Basically the committee considered two approaches to developing the services to be included. The first is to select a “market basket” of recommended services and then determine the premium. The second is to set the premium and then determine which services could be provided at that price point. The committee acknowledged that an emphasis on affordability will require difficult tradeoffs to select the most effective and important services.

Since one of the major goals of health reform is to improve access to insurance for individuals and workers in small firms, the IOM proposed that the target premium should be based on the national average premium for a typical small employer plan. In addition, it recommended that the essential  health benefits package be updated regularly so that, over time, evidence-based health services could be added.  This is a cautious approach: it starts with a typical small employer plan and allows for future expansion when community feedback and evidence indicate new benefits should be added.  The requirement that added services must meet evidence standards also guides plans to become more quality-oriented and may contain costs over time.

A recommendation that encourages state innovation may be of particular interest to Colorado. The IOM committee suggested that states with their own exchanges should be able to modify the benefit package as long as the plans meet the actuarial requirements of the federal law.

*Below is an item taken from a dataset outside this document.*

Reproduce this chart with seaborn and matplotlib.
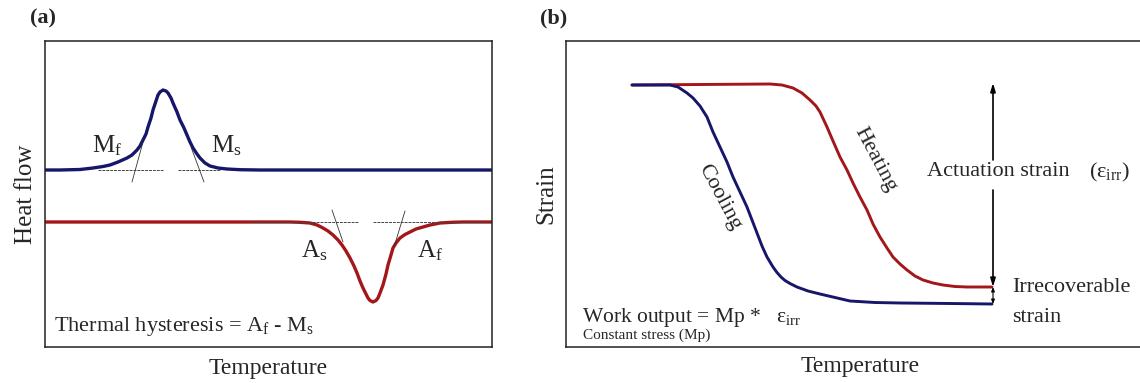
import matplotlib
matplotlib.use("Agg")
import matplotlib.pyplot as plt
import seaborn as sns
import pandas as pd

# ---------------- data ----------------
# Panel (a): DSC heat flow vs temperature (arbitrary units)
cool_T = [0, 15, 35, 48, 58, 65, 73, 82, 87, 92, 95, 98, 101, 103, 106, 108, 111, 113,
          115, 118, 121, 123, 126, 128, 132, 135, 139, 142, 145, 148, 152, 155, 160, 165,
          173, 182, 195, 215, 447]
cool_H = [177, 177, 177.5, 179, 180.5, 182, 185, 189, 192, 197, 201, 207, 213, 220, 229,
          237, 246, 252, 255, 257, 256, 254, 249, 244, 235, 227, 219, 212, 205, 199, 193,
          189, 184, 181, 179, 178, 177.3, 177, 177]
heat_T = [0, 245, 255, 265, 272, 278, 283, 288, 293, 297, 301, 305, 309, 312, 315, 318,
          321, 323, 325, 328, 331, 333, 335, 338, 341, 343, 346, 348, 351, 355, 360, 365,
          371, 378, 385, 395, 407, 418, 447]
heat_H = [125, 125, 124.7, 124, 122, 119, 116, 112, 107, 102, 96, 89, 81, 74, 66, 59, 53,
          49, 46.5, 45, 46.5, 49, 54, 62, 73, 82, 92, 99, 104, 109, 112.5, 115, 118, 120,
          122, 124, 124.7, 125, 125]
# tangent construction lines (onset / finish)
tan_blue = [((87, 165), (98, 205)), ((146, 200), (159, 165))]
tan_red = [((287, 137), (298, 105)), ((360, 136), (349, 100))]
base_blue = [(53, 118), (133, 175)]
base_red = [(205, 313), (328, 445)]
base_blue_y = 177
base_red_y = 125
labels_a = [(r"$\mathrm{M}_{\mathrm{f}}$", 47, 195), (r"$\mathrm{M}_{\mathrm{s}}$", 166, 195),
            (r"$\mathrm{A}_{\mathrm{s}}$", 256, 90), (r"$\mathrm{A}_{\mathrm{f}}$", 372, 90)]

# Panel (b): strain vs temperature
heatb_T = [66, 134, 204, 216, 227, 236, 244, 250, 254, 261, 267, 274, 281, 287, 294, 301,
           307, 314, 321, 327, 334, 341, 349, 357, 367, 377, 389, 401, 426]
heatb_S = [262, 262.5, 263, 262, 259, 254, 247, 241, 235, 220, 206, 190, 177, 164, 150,
           137, 123, 110, 99, 90, 83, 77, 71, 67, 64, 62, 60.5, 60, 60]
coolb_T = [66, 104, 112, 121, 127, 134, 141, 147, 154, 161, 167, 174, 181, 186, 191, 196,
           201, 207, 211, 215, 219, 224, 231, 242, 254, 284, 309, 334, 384, 426]
coolb_S = [262, 262, 260, 254, 249, 241, 230, 215, 200, 185, 170, 155, 140, 127, 114, 101,
           90, 80, 74.5, 70, 66.5, 63.5, 60, 56, 53, 46, 44.5, 44, 43.5, 43]
arrow_x = 427
act_top, act_gap_top, act_gap_bot, act_bot, irr_bot = 264, 187, 157, 60, 43

# ---------------- style ----------------
sns.set_style("white")
plt.rcParams["font.family"] = ["Liberation Serif", "DejaVu Serif"]
plt.rcParams["mathtext.fontset"] = "custom"
plt.rcParams["mathtext.rm"] = "Liberation Serif"
plt.rcParams["mathtext.it"] = "Liberation Serif:italic"
plt.rcParams["mathtext.bf"] = "Liberation Serif:bold"

BLUE = "#16166a"
RED = "#a3161a"
W, H = 1140, 383
fig = plt.figure(figsize=(W / 100, H / 100), dpi=100)

def box(l, t, r, b):
    return [l / W, 1 - b / H, (r - l) / W, (b - t) / H]

# ---------------- panel (a) ----------------
axa = fig.add_axes(box(45, 41, 492, 347))
dfa1 = pd.DataFrame({"T": cool_T, "H": cool_H})
dfa2 = pd.DataFrame({"T": heat_T, "H": heat_H})
sns.lineplot(data=dfa1, x="T", y="H", color=BLUE, lw=2.4, sort=False, ax=axa)
sns.lineplot(data=dfa2, x="T", y="H", color=RED, lw=2.4, sort=False, ax=axa)
for (x0, x1) in base_blue:
    axa.plot([x0, x1], [base_blue_y, base_blue_y], color="#444444", lw=0.7, ls=(0, (3, 1)), zorder=3)
for (x0, x1) in base_red:
    axa.plot([x0, x1], [base_red_y, base_red_y], color="#444444", lw=0.7, ls=(0, (3, 1)), zorder=3)
for (p0, p1) in tan_blue + tan_red:
    axa.plot([p0[0], p1[0]], [p0[1], p1[1]], color="#333333", lw=0.6, zorder=3)
for s, x, y in labels_a:
    axa.text(x, y, s, fontsize=18, ha="left", va="baseline")
axa.text(9, 16, r"Thermal hysteresis = $\mathrm{A}_{\mathrm{f}}$ - $\mathrm{M}_{\mathrm{s}}$",
         fontsize=16, ha="left", va="baseline")
axa.set_xlim(0, 447)
axa.set_ylim(0, 306)
axa.set_xticks([])
axa.set_yticks([])
axa.set_xlabel("Temperature", fontsize=17, labelpad=8)
axa.set_ylabel("Heat flow", fontsize=18, labelpad=6)
for sp in axa.spines.values():
    sp.set_linewidth(1.1)
    sp.set_color("#222222")

# ---------------- panel (b) ----------------
axb = fig.add_axes(box(566, 41, 1140, 347))
dfb1 = pd.DataFrame({"T": heatb_T, "S": heatb_S})
dfb2 = pd.DataFrame({"T": coolb_T, "S": coolb_S})
sns.lineplot(data=dfb1, x="T", y="S", color=RED, lw=2.1, sort=False, ax=axb)
sns.lineplot(data=dfb2, x="T", y="S", color=BLUE, lw=2.1, sort=False, ax=axb)
arr = dict(arrowstyle="-|>,head_length=0.5,head_width=0.15", color="black", lw=1.2,
           shrinkA=0, shrinkB=0)
axb.annotate("", xy=(arrow_x, act_top), xytext=(arrow_x, act_gap_top), arrowprops=arr)
axb.annotate("", xy=(arrow_x, act_bot), xytext=(arrow_x, act_gap_bot), arrowprops=arr)
axb.annotate("", xy=(arrow_x, irr_bot), xytext=(arrow_x, act_bot),
             arrowprops=dict(arrowstyle="<|-|>,head_length=0.25,head_width=0.1",
                             color="black", lw=0.8, shrinkA=0, shrinkB=0))
axb.text(361, 175, "Actuation strain", fontsize=16, ha="left", va="center")
axb.text(523, 175, r"($\mathrm{ε}_{\mathrm{irr}}$)", fontsize=16, ha="left", va="center")
axb.text(446, 59, "Irrecoverable", fontsize=16, ha="left", va="center")
axb.text(446, 29, "strain", fontsize=16, ha="left", va="center")
axb.text(309, 187, "Heating", fontsize=16, ha="center", va="center", rotation=-62,
         rotation_mode="anchor")
axb.text(153, 150, "Cooling", fontsize=16, ha="center", va="center", rotation=-62,
         rotation_mode="anchor")
axb.text(16, 25, r"Work output = Mp *   $\mathrm{ε}_{\mathrm{irr}}$", fontsize=15.5,
         ha="left", va="baseline")
axb.text(17, 12, "Constant stress (Mp)", fontsize=11, ha="left", va="center")
axb.set_xlim(0, 574)
axb.set_ylim(0, 306)
axb.set_xticks([])
axb.set_yticks([])
axb.set_xlabel("Temperature", fontsize=17)
axb.set_ylabel("Strain", fontsize=18, labelpad=6)
axb.xaxis.set_label_coords((860 - 566) / 574, -0.03)
for sp in axb.spines.values():
    sp.set_linewidth(1.1)
    sp.set_color("#222222")
axb.spines["right"].set_visible(False)

fig.text(30 / W, 1 - 18 / H, "(a)", fontsize=16, fontweight="bold", ha="left", va="center")
fig.text(540 / W, 1 - 18 / H, "(b)", fontsize=16, fontweight="bold", ha="left", va="center")

fig.savefig("out.png", dpi=100)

The recommendations by the IOM are one step in the process to defining the essential health benefits.  The committee asked the Secretary of HHS to make the final determination by May 2012  so that employers, insurance companies and state exchanges will have time to plan accordingly.  The Secretary will make the final determination on what essential health benefits will look like in 2014. But the challenge of balancing affordability with comprehensiveness will be with us for a while longer.